* [Exercise directions]:
Retype each line of the listing below, from the first through the one holding "import plotly.graph_objects as go", with no other lines.

** START OF Entries provided **

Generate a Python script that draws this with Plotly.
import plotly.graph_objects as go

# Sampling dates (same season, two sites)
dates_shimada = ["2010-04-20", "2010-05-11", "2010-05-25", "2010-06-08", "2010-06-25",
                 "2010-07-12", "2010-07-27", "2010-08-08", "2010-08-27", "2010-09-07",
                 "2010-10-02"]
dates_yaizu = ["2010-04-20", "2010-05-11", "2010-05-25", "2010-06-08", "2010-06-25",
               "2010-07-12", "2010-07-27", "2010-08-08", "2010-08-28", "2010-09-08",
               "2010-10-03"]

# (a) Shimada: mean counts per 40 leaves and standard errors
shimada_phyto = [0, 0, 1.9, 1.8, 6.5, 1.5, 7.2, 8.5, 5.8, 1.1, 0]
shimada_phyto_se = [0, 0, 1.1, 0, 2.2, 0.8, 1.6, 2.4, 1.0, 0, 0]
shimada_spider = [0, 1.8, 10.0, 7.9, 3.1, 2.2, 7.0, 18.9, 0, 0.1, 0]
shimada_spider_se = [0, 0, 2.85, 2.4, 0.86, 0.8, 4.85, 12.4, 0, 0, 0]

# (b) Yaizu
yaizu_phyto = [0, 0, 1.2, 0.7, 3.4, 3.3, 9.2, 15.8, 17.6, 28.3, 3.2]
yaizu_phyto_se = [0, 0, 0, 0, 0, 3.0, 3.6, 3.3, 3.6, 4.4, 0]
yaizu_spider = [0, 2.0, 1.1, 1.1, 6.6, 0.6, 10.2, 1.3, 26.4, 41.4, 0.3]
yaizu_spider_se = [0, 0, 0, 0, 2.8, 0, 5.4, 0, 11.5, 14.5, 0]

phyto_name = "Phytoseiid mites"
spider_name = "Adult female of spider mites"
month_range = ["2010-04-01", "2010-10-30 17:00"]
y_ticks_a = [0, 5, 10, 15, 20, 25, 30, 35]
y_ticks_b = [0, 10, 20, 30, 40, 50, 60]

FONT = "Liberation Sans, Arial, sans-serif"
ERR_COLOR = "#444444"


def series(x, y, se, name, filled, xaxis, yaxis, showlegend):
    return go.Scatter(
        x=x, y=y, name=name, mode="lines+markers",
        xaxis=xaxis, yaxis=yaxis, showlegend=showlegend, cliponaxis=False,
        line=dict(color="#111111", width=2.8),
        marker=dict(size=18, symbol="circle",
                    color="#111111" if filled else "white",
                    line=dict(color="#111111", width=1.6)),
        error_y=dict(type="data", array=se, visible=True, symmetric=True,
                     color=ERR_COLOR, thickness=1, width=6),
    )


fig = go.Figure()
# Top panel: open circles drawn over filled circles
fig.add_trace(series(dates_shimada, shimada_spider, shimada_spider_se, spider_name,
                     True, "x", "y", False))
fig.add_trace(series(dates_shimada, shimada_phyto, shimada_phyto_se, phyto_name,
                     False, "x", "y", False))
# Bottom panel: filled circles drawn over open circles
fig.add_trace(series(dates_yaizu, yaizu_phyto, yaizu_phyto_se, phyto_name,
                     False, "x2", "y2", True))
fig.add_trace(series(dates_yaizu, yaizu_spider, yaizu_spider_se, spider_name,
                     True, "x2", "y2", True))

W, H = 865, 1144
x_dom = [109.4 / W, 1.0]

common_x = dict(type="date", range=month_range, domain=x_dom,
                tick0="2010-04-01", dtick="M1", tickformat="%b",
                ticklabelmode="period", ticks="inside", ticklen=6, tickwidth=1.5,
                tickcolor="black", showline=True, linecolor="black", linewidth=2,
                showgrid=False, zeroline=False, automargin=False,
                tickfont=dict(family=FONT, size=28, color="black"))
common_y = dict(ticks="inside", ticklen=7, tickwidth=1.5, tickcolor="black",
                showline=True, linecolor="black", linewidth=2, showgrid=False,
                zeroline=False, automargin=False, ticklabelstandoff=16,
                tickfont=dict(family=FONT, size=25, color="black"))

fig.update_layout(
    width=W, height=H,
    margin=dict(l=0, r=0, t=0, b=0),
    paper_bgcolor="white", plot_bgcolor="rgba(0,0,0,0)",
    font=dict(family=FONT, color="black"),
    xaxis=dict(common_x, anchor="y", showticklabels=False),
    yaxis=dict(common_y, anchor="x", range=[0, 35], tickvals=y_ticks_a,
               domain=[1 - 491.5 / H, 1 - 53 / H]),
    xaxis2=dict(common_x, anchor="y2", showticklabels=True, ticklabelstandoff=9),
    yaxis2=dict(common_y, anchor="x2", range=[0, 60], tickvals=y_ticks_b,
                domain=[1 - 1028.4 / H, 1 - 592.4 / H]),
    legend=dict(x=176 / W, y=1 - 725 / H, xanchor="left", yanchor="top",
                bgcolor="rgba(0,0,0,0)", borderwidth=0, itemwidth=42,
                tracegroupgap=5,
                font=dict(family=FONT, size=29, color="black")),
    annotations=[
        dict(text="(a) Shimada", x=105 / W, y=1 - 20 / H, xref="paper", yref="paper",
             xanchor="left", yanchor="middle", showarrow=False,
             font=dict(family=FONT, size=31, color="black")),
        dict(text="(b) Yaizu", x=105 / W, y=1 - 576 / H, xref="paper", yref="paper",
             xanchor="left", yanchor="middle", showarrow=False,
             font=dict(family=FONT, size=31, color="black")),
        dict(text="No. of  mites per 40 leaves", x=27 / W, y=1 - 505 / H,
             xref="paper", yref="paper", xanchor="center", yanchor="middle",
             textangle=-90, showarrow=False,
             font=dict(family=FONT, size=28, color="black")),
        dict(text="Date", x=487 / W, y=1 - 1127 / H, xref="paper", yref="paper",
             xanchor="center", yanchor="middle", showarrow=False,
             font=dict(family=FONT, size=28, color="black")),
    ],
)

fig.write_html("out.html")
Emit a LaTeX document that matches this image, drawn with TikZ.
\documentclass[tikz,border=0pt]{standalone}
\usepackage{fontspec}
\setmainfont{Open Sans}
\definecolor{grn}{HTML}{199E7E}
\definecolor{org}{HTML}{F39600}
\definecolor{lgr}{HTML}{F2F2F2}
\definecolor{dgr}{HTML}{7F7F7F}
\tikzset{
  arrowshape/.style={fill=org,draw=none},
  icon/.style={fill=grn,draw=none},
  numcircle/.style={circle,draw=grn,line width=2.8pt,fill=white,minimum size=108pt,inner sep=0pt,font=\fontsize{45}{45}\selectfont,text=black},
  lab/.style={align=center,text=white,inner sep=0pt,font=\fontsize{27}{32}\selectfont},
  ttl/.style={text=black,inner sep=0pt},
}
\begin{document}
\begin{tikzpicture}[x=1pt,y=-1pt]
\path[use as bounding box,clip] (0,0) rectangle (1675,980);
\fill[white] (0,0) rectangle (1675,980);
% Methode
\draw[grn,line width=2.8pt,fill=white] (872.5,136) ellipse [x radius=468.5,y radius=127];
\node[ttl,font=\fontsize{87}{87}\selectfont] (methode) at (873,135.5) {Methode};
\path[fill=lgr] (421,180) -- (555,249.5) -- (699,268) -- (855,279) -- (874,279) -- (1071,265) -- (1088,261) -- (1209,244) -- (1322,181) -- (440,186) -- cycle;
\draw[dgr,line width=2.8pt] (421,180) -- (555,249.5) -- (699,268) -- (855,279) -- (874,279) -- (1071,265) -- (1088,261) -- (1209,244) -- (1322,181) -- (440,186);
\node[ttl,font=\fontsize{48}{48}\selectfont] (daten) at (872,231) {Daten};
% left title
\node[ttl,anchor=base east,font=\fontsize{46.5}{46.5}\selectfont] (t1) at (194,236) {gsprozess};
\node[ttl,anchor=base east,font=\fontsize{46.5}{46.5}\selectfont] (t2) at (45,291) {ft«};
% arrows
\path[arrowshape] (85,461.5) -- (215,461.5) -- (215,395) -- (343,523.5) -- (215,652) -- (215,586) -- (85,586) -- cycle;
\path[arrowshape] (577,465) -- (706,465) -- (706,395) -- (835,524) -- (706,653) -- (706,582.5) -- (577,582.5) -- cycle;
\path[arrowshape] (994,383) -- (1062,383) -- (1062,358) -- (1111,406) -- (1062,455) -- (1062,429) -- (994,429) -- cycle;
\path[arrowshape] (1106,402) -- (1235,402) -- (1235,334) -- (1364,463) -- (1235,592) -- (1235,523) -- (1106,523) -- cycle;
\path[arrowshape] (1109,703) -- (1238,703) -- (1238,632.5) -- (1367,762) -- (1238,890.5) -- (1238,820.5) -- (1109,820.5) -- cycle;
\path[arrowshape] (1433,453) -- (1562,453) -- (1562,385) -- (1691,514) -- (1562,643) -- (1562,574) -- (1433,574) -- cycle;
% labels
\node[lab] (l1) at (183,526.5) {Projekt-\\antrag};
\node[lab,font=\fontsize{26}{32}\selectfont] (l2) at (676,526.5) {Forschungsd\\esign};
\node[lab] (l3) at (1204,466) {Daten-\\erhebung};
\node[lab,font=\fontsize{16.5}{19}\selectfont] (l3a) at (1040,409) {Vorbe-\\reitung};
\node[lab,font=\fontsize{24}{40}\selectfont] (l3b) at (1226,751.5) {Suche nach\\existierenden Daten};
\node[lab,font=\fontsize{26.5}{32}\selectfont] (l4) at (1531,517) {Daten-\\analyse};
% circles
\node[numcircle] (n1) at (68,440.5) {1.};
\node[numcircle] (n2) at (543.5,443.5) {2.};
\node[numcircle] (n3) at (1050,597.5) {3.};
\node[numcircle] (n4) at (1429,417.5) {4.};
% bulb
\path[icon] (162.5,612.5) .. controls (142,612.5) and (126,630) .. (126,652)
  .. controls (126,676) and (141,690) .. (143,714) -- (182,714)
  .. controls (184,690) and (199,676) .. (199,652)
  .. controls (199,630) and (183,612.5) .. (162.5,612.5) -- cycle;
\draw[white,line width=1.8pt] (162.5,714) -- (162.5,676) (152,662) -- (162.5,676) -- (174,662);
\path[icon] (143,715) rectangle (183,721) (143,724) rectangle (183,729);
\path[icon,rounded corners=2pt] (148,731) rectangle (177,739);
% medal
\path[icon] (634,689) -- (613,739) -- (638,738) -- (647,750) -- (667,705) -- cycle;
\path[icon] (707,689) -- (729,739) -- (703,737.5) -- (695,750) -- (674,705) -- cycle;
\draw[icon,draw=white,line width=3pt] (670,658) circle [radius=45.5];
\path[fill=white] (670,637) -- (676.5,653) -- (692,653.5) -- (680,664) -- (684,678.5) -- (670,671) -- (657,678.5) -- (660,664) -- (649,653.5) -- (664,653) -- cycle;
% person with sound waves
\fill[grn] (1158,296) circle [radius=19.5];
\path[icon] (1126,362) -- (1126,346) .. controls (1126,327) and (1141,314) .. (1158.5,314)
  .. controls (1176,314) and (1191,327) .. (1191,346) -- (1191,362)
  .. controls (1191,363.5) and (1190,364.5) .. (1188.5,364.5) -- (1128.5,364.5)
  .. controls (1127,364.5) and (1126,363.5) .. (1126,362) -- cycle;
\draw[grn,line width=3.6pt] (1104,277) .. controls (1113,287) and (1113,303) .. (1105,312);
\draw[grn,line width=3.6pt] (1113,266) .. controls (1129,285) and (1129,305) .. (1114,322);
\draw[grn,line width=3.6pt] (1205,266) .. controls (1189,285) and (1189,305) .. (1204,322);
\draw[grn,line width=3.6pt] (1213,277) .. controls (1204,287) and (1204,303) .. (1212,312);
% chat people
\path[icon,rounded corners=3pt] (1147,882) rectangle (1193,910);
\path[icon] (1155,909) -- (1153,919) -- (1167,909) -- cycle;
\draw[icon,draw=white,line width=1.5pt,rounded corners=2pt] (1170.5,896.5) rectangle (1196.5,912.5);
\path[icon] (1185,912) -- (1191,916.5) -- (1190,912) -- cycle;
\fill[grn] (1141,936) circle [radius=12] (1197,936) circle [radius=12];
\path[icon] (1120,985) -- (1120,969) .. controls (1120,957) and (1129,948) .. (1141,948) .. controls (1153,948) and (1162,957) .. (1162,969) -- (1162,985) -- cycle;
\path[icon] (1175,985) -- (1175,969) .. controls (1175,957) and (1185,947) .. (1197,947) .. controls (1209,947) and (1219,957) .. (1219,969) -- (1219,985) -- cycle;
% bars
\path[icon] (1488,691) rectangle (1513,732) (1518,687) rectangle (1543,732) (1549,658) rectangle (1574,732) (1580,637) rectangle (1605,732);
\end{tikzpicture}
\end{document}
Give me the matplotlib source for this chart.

** END OF Entries provided **

* [Written reply]:
Generate a Python script that draws this with Plotly.
import plotly.graph_objects as go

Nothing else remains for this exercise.